Friedrich learns that he might be able to save his father by offering a bribe to the commandant at the camp, but he doesn’t have enough money. He writes to Elisabeth and she smuggles him money. Friedrich sets out on a journey to save his father, leaving his harmonica to be shipped out of Germany from the factory so that it doesn’t get confiscated. But as he’s getting into the train, two soldiers apprehend him.

Meanwhile in Philadelphia in 1935, Mike lives in an orphanage with his younger brother, Frankie. The two of them are in danger of being separated, so they come up with a plan to run away and join Hoxie’s famous harmonica band for boys. Just when the two of them are about to be separated, the lawyers Mr. Golding and Mr. Howard come to the orphanage with the unusual request of seeing a piano demonstration from Mike and Frankie. The two of them unexpectedly get adopted together by a wealthy heiress named Eunice.

Although life with Eunice is much better than the orphanage, Eunice herself keeps her distance from the boys. Mr. Howard takes Mike and Frankie shopping at a music store, and Mike finds a special harmonica with an M on it. As time goes on, Mike begins to fear Eunice will un-adopt him and his brother, so he goes to Eunice and proposes a plan: Mike will voluntarily leave, attempting to join the harmonica band, if she agrees to keep Frankie. Eunice accepts the offer.

Mike tries out for the harmonica band. Although Eunice seems to be warming up to him and acting more motherly, one day Mike finds papers about reversing the adoption. Mike makes a plan with Frankie to run away again, but as they’re leaving, Mike falls out of a tree.

The story picks up in La Colonia outside Fresno, California, in 1942. Ivy lives with her parents, Mama and Papa. Her brother Fernando is off fighting in World War II. Ivy is excited that her music teacher Miss Delgado is giving her an opportunity to play a harmonica solo on the radio—Ivy has a special harmonica with an M on it, which she received as part of a donation program that Miss Delgado found out about. But before that concert happens, Papa breaks the news that they have to leave their home immediately to move to a farm outside Los Angeles. The family is supposed to watch the farm while the farm’s original Japanese owners, the Yamamotos, are imprisoned at an internment camp. Although Ivy is sad about leaving behind her old friends, she quickly makes a new one in her neighbor Susan.

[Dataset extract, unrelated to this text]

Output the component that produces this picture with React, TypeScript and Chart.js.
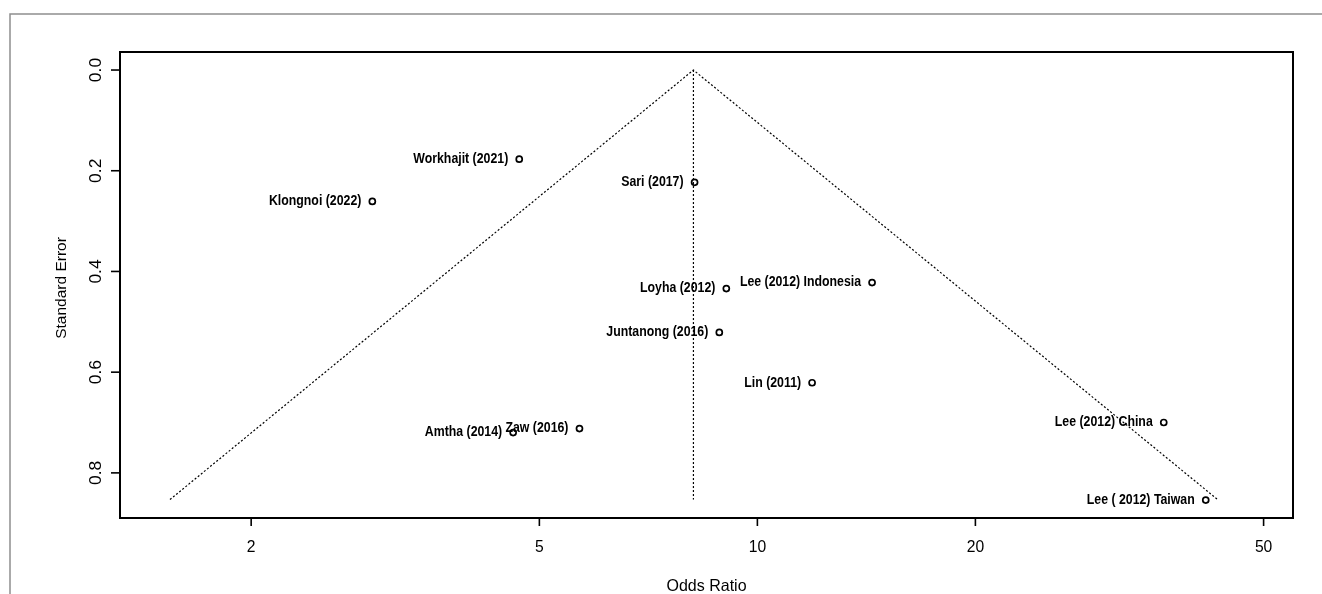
import React, { useEffect, useRef } from "react";
import { Chart, registerables } from "chart.js";

Chart.register(...registerables);

// ---- data ----
const studyLabels = [
  "Workhajit (2021)",
  "Sari (2017)",
  "Klongnoi (2022)",
  "Lee (2012) Indonesia",
  "Loyha (2012)",
  "Juntanong (2016)",
  "Lin (2011)",
  "Lee (2012) China",
  "Zaw (2016)",
  "Amtha (2014)",
  "Lee ( 2012) Taiwan",
];
const oddsRatios = [4.69, 8.19, 2.94, 14.4, 9.06, 8.86, 11.9, 36.4, 5.68, 4.6, 41.6];
const standardErrors = [0.177, 0.223, 0.261, 0.422, 0.434, 0.521, 0.621, 0.7, 0.712, 0.72, 0.854];

const funnelOR = [1.545, 8.16, 43.2];
const funnelSE = [0.853, 0, 0.853];
const pooledLineOR = [8.16, 8.16];
const pooledLineSE = [0, 0.853];

const xTicks = [2, 5, 10, 20, 50];
const xTickLabels = ["2", "5", "10", "20", "50"];
const yTicks = [0, 0.2, 0.4, 0.6, 0.8];
const yTickLabels = ["0.0", "0.2", "0.4", "0.6", "0.8"];

const xTitle = "Odds Ratio";
const yTitle = "Standard Error";

const FONT = '"Liberation Sans", Arial, sans-serif';

function drawText(
  ctx: CanvasRenderingContext2D,
  s: string,
  x: number,
  y: number,
  font: string,
  align: CanvasTextAlign,
  sx = 1,
  sy = 1,
  rot = 0
) {
  ctx.save();
  ctx.translate(x, y);
  if (rot) ctx.rotate(rot);
  ctx.scale(sx, sy);
  ctx.font = font;
  ctx.textAlign = align;
  ctx.textBaseline = "middle";
  ctx.fillStyle = "#000";
  ctx.fillText(s, 0, 0);
  ctx.restore();
}

const decorPlugin = {
  id: "decor",
  afterDraw(chart: any) {
    const ctx: CanvasRenderingContext2D = chart.ctx;
    const { left, right, top, bottom } = chart.chartArea;
    const xs = chart.scales.x;
    const ys = chart.scales.y;
    ctx.save();

    // outer grey frame of the figure
    ctx.strokeStyle = "#8f8f8f";
    ctx.lineWidth = 1.5;
    ctx.beginPath();
    ctx.moveTo(10, chart.height);
    ctx.lineTo(10, 14);
    ctx.lineTo(chart.width, 14);
    ctx.stroke();

    // plot box
    ctx.strokeStyle = "#000";
    ctx.lineWidth = 2;
    ctx.strokeRect(left, top, right - left, bottom - top);

    // x ticks
    ctx.lineWidth = 1.6;
    xTicks.forEach((v, i) => {
      const px = xs.getPixelForValue(v);
      ctx.beginPath();
      ctx.moveTo(px, bottom);
      ctx.lineTo(px, bottom + 8);
      ctx.stroke();
      drawText(ctx, xTickLabels[i], px, bottom + 29, `16.5px ${FONT}`, "center", 0.95, 1);
    });

    // y ticks
    yTicks.forEach((v, i) => {
      const py = ys.getPixelForValue(v);
      ctx.beginPath();
      ctx.moveTo(left, py);
      ctx.lineTo(left - 9, py);
      ctx.stroke();
      drawText(ctx, yTickLabels[i], left - 24, py, `17.5px ${FONT}`, "center", 1, 0.95, -Math.PI / 2);
    });

    // axis titles
    drawText(ctx, xTitle, (left + right) / 2, bottom + 68, `16.5px ${FONT}`, "center", 0.97, 1);
    drawText(ctx, yTitle, 62, (top + bottom) / 2 + 3, `15.5px ${FONT}`, "center", 1, 0.95, -Math.PI / 2);

    // study labels, placed to the left of each point
    const meta = chart.getDatasetMeta(2);
    meta.data.forEach((el: any, i: number) => {
      drawText(ctx, studyLabels[i], el.x - 11, el.y, `bold 14px ${FONT}`, "right", 0.88, 1);
    });

    ctx.restore();
  },
};

export default function App() {
  const ref = useRef<HTMLCanvasElement | null>(null);

  useEffect(() => {
    if (!ref.current) return;
    const funnel = funnelOR.map((x, i) => ({ x, y: funnelSE[i] }));
    const pooled = pooledLineOR.map((x, i) => ({ x, y: pooledLineSE[i] }));
    const studies = oddsRatios.map((x, i) => ({ x, y: standardErrors[i] }));

    const chart = new Chart(ref.current, {
      type: "scatter",
      data: {
        datasets: [
          {
            data: funnel,
            showLine: true,
            borderColor: "#000",
            borderWidth: 1.2,
            borderDash: [2, 2],
            pointRadius: 0,
          },
          {
            data: pooled,
            showLine: true,
            borderColor: "#000",
            borderWidth: 1.2,
            borderDash: [2, 2],
            pointRadius: 0,
          },
          {
            data: studies,
            showLine: false,
            pointStyle: "circle",
            pointRadius: 3,
            borderWidth: 1.7,
            borderColor: "#000",
            backgroundColor: "#fff",
          },
        ],
      },
      options: {
        responsive: false,
        animation: false,
        devicePixelRatio: 1,
        layout: { padding: { left: 120, top: 52, right: 29, bottom: 76 } },
        plugins: {
          legend: { display: false },
          tooltip: { enabled: false },
          title: { display: false },
        },
        scales: {
          x: { type: "logarithmic", min: 1.318, max: 54.9, display: false },
          y: { type: "linear", reverse: true, min: -0.0358, max: 0.8896, display: false },
        },
      },
      plugins: [decorPlugin],
    });
    return () => chart.destroy();
  }, []);

  return (
    <div style={{ position: "fixed", left: 0, top: 0, width: 1322, height: 594, background: "#fff" }}>
      <canvas ref={ref} width={1322} height={594} style={{ display: "block" }} />
    </div>
  );
}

Ivy is excited that she and Susan are in the same grade, but she is shocked to learn on her first day of school that she has to go to a separate “Americanization” school, where conditions are much worse. Papa vows to fight this, but previous attempts by parents to integrate the schools haven’t succeeded.

Ivy learns about the prejudice many have against Japanese people. In particular, she learns that Susan’s father, Mr. Ward, believes conspiracy theories about the Japanese being spies, largely because the Yamamoto son Kenneth helped convince Mr. Ward’s son, Donald, to join the Marines. Joining up ultimately led to Donald’s death. But when Papa allows Mr. Ward to search the Yamamoto house, Ivy reveals the truth: the Yamamotos aren’t hiding spy secrets, just valuable items like musical instruments that their friends and neighbors couldn’t take with them to internment camps.

Kenneth comes back from his tour of duty to inspect how Papa and Mama are taking care of the farm, and he approves. Ivy gives him her special harmonica as a gift. One day while Ivy is putting together a plan to sell fruit with Susan, a telegram messenger comes to Ivy’s house. Ivy rushes back, fearing that he has brought news of Fernando dying in the war.

In New York City in 1951, fate brings Friedrich, Mike, and Ivy to Carnegie Hall at the same time. Friedrich saved his father from the Nazis and became a famous conductor, Mike has accepted Eunice as his mother and became a musician, and Ivy’s brother Fernando survived the war with only an injury while Ivy herself also became a musician. The harmonica that Ivy lent Kenneth stopped a bullet to his heart, saving his life.

The destruction of the harmonica also finally frees the sisters Eins, Zwei, and Drei from their curse. The ending reveals that it was Otto who initially placed the harmonica in the factory where Friedrich found it, writing an M on it for “Messenger” and setting the story’s events in motion.